SHORT TASK:
Set all the material down again unchanged, without the pictures.

SOURCE EXCERPT:
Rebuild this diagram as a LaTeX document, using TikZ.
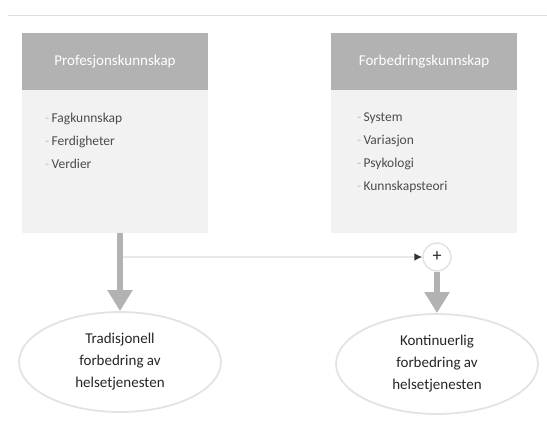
\documentclass[tikz,border=0pt]{standalone}
\usepackage{fontspec}
\setmainfont{Carlito}
\usepackage{xcolor}
\usetikzlibrary{arrows.meta, positioning, shapes.geometric}

\begin{document}
\begin{tikzpicture}[
        x=1pt, y=-1pt,
        bodynode/.style={rectangle, fill=gray!10, minimum width=186pt, minimum height=200pt, inner sep=0pt},
        headnode/.style={rectangle, fill=gray!60, text=white, minimum width=186pt, minimum height=57pt, inner sep=0pt, font=\fontsize{15}{17}\selectfont},
        listnode/.style={anchor=north west, align=left, inner sep=0pt, text=black!70, font=\fontsize{13.5}{23}\selectfont},
        goalnode/.style={ellipse, draw=gray!22, line width=1.8pt, fill=white, minimum width=202pt, minimum height=100pt, inner sep=0pt, align=center, text=black!85, font=\fontsize{15}{22}\selectfont},
        sumnode/.style={circle, draw=gray!22, line width=1.5pt, fill=white, minimum size=28pt, inner sep=0pt, text=black!85, font=\fontsize{18}{18}\selectfont},
        bigarrow/.style={-{Triangle[length=21pt, width=24pt]}, line width=6pt, draw=gray!60},
        feedline/.style={-{Latex[length=8pt, width=8pt, color=black!80]}, line width=2.5pt, draw=gray!18}
    ]
        \useasboundingbox (0,0) rectangle (547,423);
        \draw[gray!25, line width=1pt] (8,15) -- (547,15);

        % Knowledge boxes
        \node[bodynode] (lbody) at (115,133) {};
        \node[headnode] (lhead) at (115,61.5) {Profesjonskunnskap};
        \node[listnode] (llist) at (45,113) {\textcolor{gray!50}{-}\,Fagkunnskap\\ \textcolor{gray!50}{-}\,Ferdigheter\\ \textcolor{gray!50}{-}\,Verdier};

        \node[bodynode] (rbody) at (424,133) {};
        \node[headnode] (rhead) at (424,61.5) {Forbedringskunnskap};
        \node[listnode] (rlist) at (357,113) {\textcolor{gray!50}{-}\,System\\ \textcolor{gray!50}{-}\,Variasjon\\ \textcolor{gray!50}{-}\,Psykologi\\ \textcolor{gray!50}{-}\,Kunnskapsteori};

        % Improvement goals
        \node[goalnode] (trad) at (120,362) {Tradisjonell\\ forbedring av\\ helsetjenesten};
        \node[goalnode] (kont) at (437,364) {Kontinuerlig\\ forbedring av\\ helsetjenesten};
        \node[sumnode] (plus) at (437,257) {+};

        % Connections
        \coordinate (split) at (trad.north |- plus);
        \draw[feedline] (split) -- (plus.west);
        \draw[bigarrow] (trad.north |- lbody.south) -- (trad.north);
        \draw[bigarrow] (plus.south) -- (kont.north);
    \end{tikzpicture}
\end{document}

RESULT:
Rebuild this diagram as a LaTeX document, using TikZ.
\documentclass[tikz,border=0pt]{standalone}
\usepackage{fontspec}
\setmainfont{Carlito}
\usepackage{xcolor}
\usetikzlibrary{arrows.meta, positioning, shapes.geometric}

\begin{document}
\begin{tikzpicture}[
        x=1pt, y=-1pt,
        bodynode/.style={rectangle, fill=gray!10, minimum width=186pt, minimum height=200pt, inner sep=0pt},
        headnode/.style={rectangle, fill=gray!60, text=white, minimum width=186pt, minimum height=57pt, inner sep=0pt, font=\fontsize{15}{17}\selectfont},
        listnode/.style={anchor=north west, align=left, inner sep=0pt, text=black!70, font=\fontsize{13.5}{23}\selectfont},
        goalnode/.style={ellipse, draw=gray!22, line width=1.8pt, fill=white, minimum width=202pt, minimum height=100pt, inner sep=0pt, align=center, text=black!85, font=\fontsize{15}{22}\selectfont},
        sumnode/.style={circle, draw=gray!22, line width=1.5pt, fill=white, minimum size=28pt, inner sep=0pt, text=black!85, font=\fontsize{18}{18}\selectfont},
        bigarrow/.style={-{Triangle[length=21pt, width=24pt]}, line width=6pt, draw=gray!60},
        feedline/.style={-{Latex[length=8pt, width=8pt, color=black!80]}, line width=2.5pt, draw=gray!18}
    ]
        \useasboundingbox (0,0) rectangle (547,423);
        \draw[gray!25, line width=1pt] (8,15) -- (547,15);

        % Knowledge boxes
        \node[bodynode] (lbody) at (115,133) {};
        \node[headnode] (lhead) at (115,61.5) {Profesjonskunnskap};
        \node[listnode] (llist) at (45,113) {\textcolor{gray!50}{-}\,Fagkunnskap\\ \textcolor{gray!50}{-}\,Ferdigheter\\ \textcolor{gray!50}{-}\,Verdier};

        \node[bodynode] (rbody) at (424,133) {};
        \node[headnode] (rhead) at (424,61.5) {Forbedringskunnskap};
        \node[listnode] (rlist) at (357,113) {\textcolor{gray!50}{-}\,System\\ \textcolor{gray!50}{-}\,Variasjon\\ \textcolor{gray!50}{-}\,Psykologi\\ \textcolor{gray!50}{-}\,Kunnskapsteori};

        % Improvement goals
        \node[goalnode] (trad) at (120,362) {Tradisjonell\\ forbedring av\\ helsetjenesten};
        \node[goalnode] (kont) at (437,364) {Kontinuerlig\\ forbedring av\\ helsetjenesten};
        \node[sumnode] (plus) at (437,257) {+};

        % Connections
        \coordinate (split) at (trad.north |- plus);
        \draw[feedline] (split) -- (plus.west);
        \draw[bigarrow] (trad.north |- lbody.south) -- (trad.north);
        \draw[bigarrow] (plus.south) -- (kont.north);
    \end{tikzpicture}
\end{document}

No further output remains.